Dem Menschen nützen theologische Anleitungen und Vorschriften wenig, die zudem meist unübersichtlich sind und versuchen, kleinste Details zu regeln. Die Priester wollen den Menschen einreden, nur sie könnten ihnen sagen, was zu tun sei. Die reine göttliche Lehre ist dagegen bewusst knapp und einfach gehalten. Die Basis bilden die Zehn Gebote, gekrönt durch die göttliche Verdichtung im Gebot der Nächstenliebe. Hier sind keine Deutungen mehr nötig. Die Wirksamkeit und Glaubhaftigkeit der Lehre kann allein durch Taten bewiesen und erfahren werden. Es zählt nur ein christlicher Lebenswandel in tätiger Nächstenliebe. Wer Christ sein will, muss jeden Tag neu beweisen, dass er es tatsächlich ist. Wie verhalte ich mich gegenüber meinen Kollegen, meinem Chef, meiner Familie, meinen Kindern? Wie verhält sich der Vorgesetzte gegenüber seinen Untergebenen? Wie zeigt sich der Christ in einer kritischen Situation in der Öffentlichkeit, in Gesprächen? Wie signalisiert er, welche Geisteshaltung er vertritt? Wo ist er bereit, sich für andere, Schwächere einzusetzen? Jeder Christ kann seine christliche Identität schnell verlieren, wenn er in einer neuen Situation seinen Nächsten nicht mehr wahrnimmt. Wie schnell das gehen kann, musste selbst Petrus erfahren.

Jesus sprach zu ihm: Wahrlich, ich sage dir, daß du in dieser Nacht, ehe der Hahn kräht, mich dreimal verleugnen wirst. (Matth. 26.34)

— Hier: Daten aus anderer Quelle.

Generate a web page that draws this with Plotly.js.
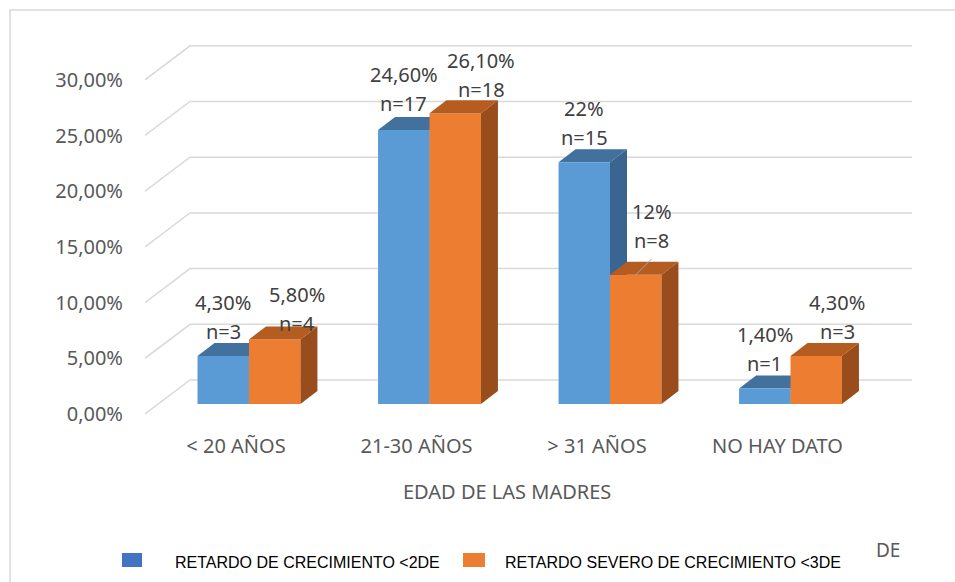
<!DOCTYPE html>
<html>
<head>
<meta charset="utf-8">
<script src="https://cdn.plot.ly/plotly-3.0.1.min.js"></script>
<style>html,body{margin:0;padding:0;background:#fff;}#chart{width:955px;height:582px;}</style>
</head>
<body>
<div id="chart"></div>
<script>
// ---- data ----
const categories = ["< 20 AÑOS", "21-30 AÑOS", "> 31 AÑOS", "NO HAY DATO"];
const moderate = [4.3, 24.6, 21.7, 1.4];      // RETARDO DE CRECIMIENTO <2DE (%)
const severe = [5.8, 26.1, 11.6, 4.3];        // RETARDO SEVERO DE CRECIMIENTO <3DE (%)
const moderateLabels = ["4,30%", "24,60%", "22%", "1,40%"];
const severeLabels = ["5,80%", "26,10%", "12%", "4,30%"];
const moderateN = [3, 17, 15, 1];
const severeN = [4, 18, 8, 3];
const gridVals = [0, 5, 10, 15, 20, 25, 30];
const seriesNames = ["RETARDO DE CRECIMIENTO <2DE", "RETARDO SEVERO DE CRECIMIENTO <3DE"];
const xTitle = "EDAD DE LAS MADRES";

// ---- geometry / style ----
const W = 955, H = 582;
const M = {l: 145, r: 43, t: 40, b: 162};
const plotW = W - M.l - M.r, plotH = H - M.t - M.b;
const xRange = [-0.504, 3.745];
const yRange = [-1.436, 32.675];
const pxPerX = plotW / (xRange[1] - xRange[0]);
const pxPerY = plotH / (yRange[1] - yRange[0]);
const barW = 0.285, blueOff = -0.213, orangeOff = 0.072;
const dDX = 17 / pxPerX, dDY = 13 / pxPerY;          // bar depth
const frontOff = -10 / pxPerY;                        // front plane offset
const backDX = 45 / pxPerX, backDY = 34 / pxPerY;     // wall depth
const frontX = xRange[0];
const backRight = xRange[1];
const gridColor = "#D9D9D9";
const col = {
  blueFront: "#5B9BD5", blueTop: "#41719C", blueSide: "#3A6590",
  orFront: "#ED7D31", orTop: "#B55D21", orSide: "#9A4D1C"
};
const pxX = p => (p - M.l) / plotW;
const pxY = p => (M.t + plotH - p) / plotH;
const fmtPct = g => g.toFixed(2).replace(".", ",") + "%";

const xs = categories.map((c, i) => i);

const traces = [
  {type: "bar", x: xs, y: moderate, offset: blueOff, width: barW, name: seriesNames[0],
   marker: {color: col.blueFront, line: {width: 0}}, showlegend: false, hoverinfo: "none"},
  {type: "bar", x: xs, y: severe, offset: orangeOff, width: barW, name: seriesNames[1],
   marker: {color: col.orFront, line: {width: 0}}, showlegend: false, hoverinfo: "none"}
];

const shapes = [];
// outer frame
shapes.push({type: "rect", xref: "paper", yref: "paper", x0: pxX(10), y0: pxY(10), x1: pxX(975), y1: pxY(600),
  line: {color: gridColor, width: 1.5}, layer: "below"});
// wall gridlines
gridVals.forEach(g => {
  const yf = g + frontOff, yb = yf + backDY;
  shapes.push({type: "path", xref: "x", yref: "y", layer: "below",
    path: `M ${frontX},${yf} L ${frontX + backDX},${yb} L ${backRight},${yb}`,
    line: {color: gridColor, width: 1.5}});
});
function faces(i, v, off, top, side, layer) {
  const xl = i + off, xr = xl + barW;
  shapes.push({type: "path", xref: "x", yref: "y", layer: layer, line: {width: 0}, fillcolor: top,
    path: `M ${xl},${v} L ${xr},${v} L ${xr + dDX},${v + dDY} L ${xl + dDX},${v + dDY} Z`});
  shapes.push({type: "path", xref: "x", yref: "y", layer: layer, line: {width: 0}, fillcolor: side,
    path: `M ${xr},0 L ${xr},${v} L ${xr + dDX},${v + dDY} L ${xr + dDX},${dDY} Z`});
}
moderate.forEach((v, i) => faces(i, v, blueOff, col.blueTop, col.blueSide, "below"));
severe.forEach((v, i) => faces(i, v, orangeOff, col.orTop, col.orSide, "above"));

// data labels
const labFont = {family: "Noto Sans, sans-serif", size: 20, color: "#404040"};
const annotations = [];
const blueShiftX = [0, 0, 0, 0], blueShiftY = [25, 26, 25, 25];
const orShiftX = [22, 26, 16, 21], orShiftY = [16, 24, 34, 25];
moderate.forEach((v, i) => {
  const xc = i + blueOff + barW / 2;
  annotations.push({x: xc, y: v, xref: "x", yref: "y", text: "n=" + moderateN[i], showarrow: false,
    xshift: blueShiftX[i], yshift: blueShiftY[i], font: labFont});
  annotations.push({x: xc, y: v, xref: "x", yref: "y", text: moderateLabels[i], showarrow: false,
    xshift: blueShiftX[i], yshift: blueShiftY[i] + 29, font: labFont});
});
severe.forEach((v, i) => {
  const xc = i + orangeOff + barW / 2;
  annotations.push({x: xc, y: v, xref: "x", yref: "y", text: "n=" + severeN[i], showarrow: false,
    xshift: orShiftX[i], yshift: orShiftY[i], font: labFont});
  annotations.push({x: xc, y: v, xref: "x", yref: "y", text: severeLabels[i], showarrow: false,
    xshift: orShiftX[i], yshift: orShiftY[i] + 29, font: labFont});
});
// leader line for the 12% label
{
  const xc = 2 + orangeOff + barW / 2, v = severe[2];
  shapes.push({type: "line", xref: "x", yref: "y", layer: "above", x0: xc, y0: v,
    x1: xc + 16 / pxPerX, y1: v + 16 / pxPerY, line: {color: "#A6A6A6", width: 1}});
}
// x axis title
annotations.push({xref: "paper", yref: "paper", x: pxX(507), y: pxY(492), text: xTitle, showarrow: false,
  xanchor: "center", yanchor: "middle", font: {family: "Noto Sans, sans-serif", size: 20, color: "#595959"}});
// legend
const legFont = {family: "Liberation Sans, Arial, sans-serif", size: 16, color: "#000000"};
shapes.push({type: "rect", xref: "paper", yref: "paper", x0: pxX(122), x1: pxX(142), y0: pxY(553), y1: pxY(567),
  fillcolor: "#4472C4", line: {width: 0}});
shapes.push({type: "rect", xref: "paper", yref: "paper", x0: pxX(463), x1: pxX(485), y0: pxY(553), y1: pxY(567),
  fillcolor: col.orFront, line: {width: 0}});
annotations.push({xref: "paper", yref: "paper", x: pxX(173), y: pxY(562), text: seriesNames[0], showarrow: false,
  xanchor: "left", yanchor: "middle", font: legFont});
annotations.push({xref: "paper", yref: "paper", x: pxX(503), y: pxY(562), text: seriesNames[1], showarrow: false,
  xanchor: "left", yanchor: "middle", font: legFont});
// partially hidden fragment at right of legend
annotations.push({xref: "paper", yref: "paper", x: pxX(902), y: pxY(550), text: "DE", showarrow: false,
  xanchor: "right", yanchor: "middle", font: {family: "Noto Sans, sans-serif", size: 19, color: "#595959"}});
shapes.push({type: "rect", xref: "paper", yref: "paper", x0: pxX(860), x1: pxX(884), y0: pxY(536), y1: pxY(566),
  fillcolor: "#ffffff", line: {width: 0}, layer: "above"});

const layout = {
  width: W, height: H, autosize: false,
  margin: M,
  paper_bgcolor: "#ffffff", plot_bgcolor: "rgba(0,0,0,0)",
  barmode: "overlay",
  showlegend: false,
  xaxis: {range: xRange, tickvals: xs, ticktext: categories, showgrid: false, zeroline: false,
    showline: false, ticks: "outside", ticklen: 8, tickcolor: "rgba(0,0,0,0)",
    tickfont: {family: "Noto Sans, sans-serif", size: 20, color: "#595959"}, fixedrange: true},
  yaxis: {range: yRange, tickvals: gridVals.map(g => g + frontOff), ticktext: gridVals.map(fmtPct),
    showgrid: false, zeroline: false, showline: false, ticks: "outside", ticklen: 17,
    tickcolor: "rgba(0,0,0,0)",
    tickfont: {family: "Noto Sans, sans-serif", size: 20, color: "#595959"}, fixedrange: true},
  shapes: shapes,
  annotations: annotations
};

Plotly.newPlot("chart", traces, layout, {displayModeBar: false, staticPlot: true});
</script>
</body>
</html>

Solche Erfahrungen dürfte in ähnlicher Form jeder schon einmal gemacht haben. Für die Zukunft hilft nur, Gott um die Fähigkeit zu bitten, in einer neuen kritischen Situation besser zu reagieren. Der Mensch muss akzeptieren, dass er es alleine, also ohne Gottes Hilfe, nicht schafft, alle täglichen Herausforderungen als Christ zu bestehen. Es hat schon seinen Sinn, dass die Sonne jeden Tag über Gerechten und Ungerechten aufgeht, denn keiner weiß, ob er morgen gerecht oder ungerecht sein wird.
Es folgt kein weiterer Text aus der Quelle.